If assets are gifted on death there will be no CGT and the beneficiaries will acquire those assets at
their then open market value, thus wiping out any accrued gains on those assets. The assets,
however at their then open market value (probate value) will then be included within the chargeable
estate at death, which being in excess of the available nil rate band will be charged to IHT at a rate of
40%.
Therefore to avoid IHT it would be better to gift in lifetime as when a PET is made there is no
immediate charge to IHT and the PET will only become chargeable if the donor dies within 7 years.
The further advantages for IHT of gifting in lifetime are that if the taxpayer at least survives for 3
years then taper relief will reduce any IHT payable, plus the value of the PET is “frozen” at the date of
the transfer meaning that an appreciating asset will have a lower value charged to IHT than if it had
been kept until death.

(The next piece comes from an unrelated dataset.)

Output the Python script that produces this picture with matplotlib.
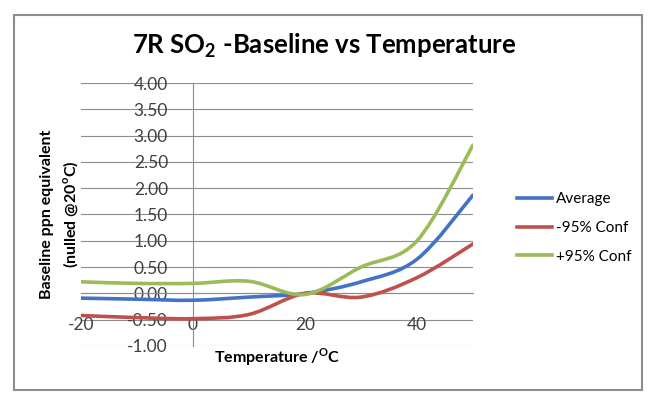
import matplotlib
matplotlib.use("Agg")
import matplotlib.pyplot as plt
from matplotlib.path import Path
from matplotlib.patches import PathPatch, Rectangle
from matplotlib.lines import Line2D

temperatura = [-20, -10, 0, 10, 20, 30, 40, 50]
media = [-0.09, -0.11, -0.13, -0.07, 0.0, 0.22, 0.65, 1.87]
conf_menos = [-0.42, -0.46, -0.48, -0.40, 0.0, -0.07, 0.30, 0.94]
conf_mais = [0.22, 0.19, 0.19, 0.23, -0.02, 0.50, 1.00, 2.82]

nomes = ["Average", "-95% Conf", "+95% Conf"]
cores = ["#4472C4", "#C0504D", "#9BBB59"]
yticks = [-1.0, -0.5, 0.0, 0.5, 1.0, 1.5, 2.0, 2.5, 3.0, 3.5, 4.0]
xticks = [-20, 0, 20, 40]

plt.rcParams['font.family'] = ['Lato', 'DejaVu Sans']
plt.rcParams['mathtext.fontset'] = 'custom'
plt.rcParams['mathtext.rm'] = 'Lato'
plt.rcParams['mathtext.bf'] = 'Lato:bold'


def curvaSuave(xs, ys):
    # linha suavizada como no Excel (bezier tipo catmull-rom)
    pts = list(zip(xs, ys))
    verts = [pts[0]]
    codes = [Path.MOVETO]
    n = len(pts)
    for i in range(n - 1):
        p0 = pts[i - 1] if i > 0 else pts[i]
        p1 = pts[i]
        p2 = pts[i + 1]
        p3 = pts[i + 2] if i + 2 < n else pts[i + 1]
        c1 = (p1[0] + (p2[0] - p0[0]) / 6, p1[1] + (p2[1] - p0[1]) / 6)
        c2 = (p2[0] - (p3[0] - p1[0]) / 6, p2[1] - (p3[1] - p1[1]) / 6)
        verts += [c1, c2, p2]
        codes += [Path.CURVE4] * 3
    return Path(verts, codes)


fig = plt.figure(figsize=(6.48, 3.99), dpi=100)
fig.patches.append(Rectangle((14 / 648, 1 - 390 / 399), 628 / 648, 375 / 399,
                             transform=fig.transFigure, fill=False,
                             edgecolor="#8c8c8c", linewidth=1.5))
ax = fig.add_axes([81 / 648, 1 - 346 / 399, 392 / 648, 263 / 399])

ax.set_xlim(-20, 50)
ax.set_ylim(-1, 4)
for y in yticks:
    ax.axhline(y, color="#8c8c8c", linewidth=0.8, zorder=0)

for s in ["top", "right"]:
    ax.spines[s].set_visible(False)
ax.spines["left"].set_position(("data", 0))
ax.spines["bottom"].set_position(("data", 0))
ax.spines["left"].set_color("#8c8c8c")
ax.spines["bottom"].set_color("#8c8c8c")
ax.spines["left"].set_linewidth(0.8)
ax.spines["bottom"].set_linewidth(0.8)

ax.set_yticks(yticks)
ax.set_yticklabels([f"{v:.2f}" for v in yticks])
ax.set_xticks(xticks)
ax.set_xticklabels([str(v) for v in xticks])
ax.tick_params(length=0, labelsize=12.5, labelcolor="#404040")
ax.tick_params(axis="y", pad=18)
ax.tick_params(axis="x", pad=17)

handles = []
for serie, nome, cor in zip([media, conf_menos, conf_mais], nomes, cores):
    ax.add_patch(PathPatch(curvaSuave(temperatura, serie), fill=False,
                           edgecolor=cor, linewidth=2.6, capstyle="round", zorder=3))
    handles.append(Line2D([], [], color=cor, linewidth=2.6))

fig.text(0.5, 1 - 46 / 399, "7R SO$_\\mathbf{2}$ -Baseline vs Temperature",
         ha="center", va="center", fontsize=18.5, fontweight="bold")
fig.text(277 / 648, 1 - 357 / 399, "Temperature /$^\\mathbf{O}$C",
         ha="center", va="center", fontsize=11.5, fontweight="bold")
fig.text(60 / 648, 1 - 214 / 399, "Baseline ppn equivalent\n(nulled @20$^\\mathbf{o}$C)",
         ha="center", va="center", rotation=90, fontsize=11.5, fontweight="bold",
         linespacing=1.45)

fig.legend(handles, nomes, loc="center left", bbox_to_anchor=(503 / 648, 1 - 228 / 399),
           frameon=False, fontsize=11, handlelength=2.3, handletextpad=0.25,
           labelspacing=0.95)

fig.savefig("out.png", dpi=100)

Lifetime gifts will also benefit from annual exemptions.
The problem of course with gifting in lifetime as we have already seen is CGT, as a gift in lifetime is a
chargeable disposal and a gain must be computed using the open market value of the asset. This,
however will only happen if the asset is a chargeable asset so that exempt assets such as cash,
chattels and cars could be gifted without any CGT arising.
If assets are chargeable assets then they may still be gifted if the gains arising each tax year do not
exceed the AEA, for example if the taxpayer gifts an asset valued at £50,000 and it cost £40,000,
there will be a chargeable gain of £10,000 which will be covered by the AEA of the taxpayer. This will
have removed £50,000 of value from the taxpayer’s estate which at death may have been charged to
40% IHT.
If chargeable assets will give rise to more substantial gains then as we have seen above, if the asset
is a qualifying asset for gift holdover relief then the gain may be deferred by a claim for relief. If the
asset was the principal private residence of the taxpayer then private residence relief would be
available to exempt any gain arising.
You will discover at ATX there are other issues and other reliefs to deal with in giving this advice, but
the basic tax issues as noted here may be tested within the TX-UK paper.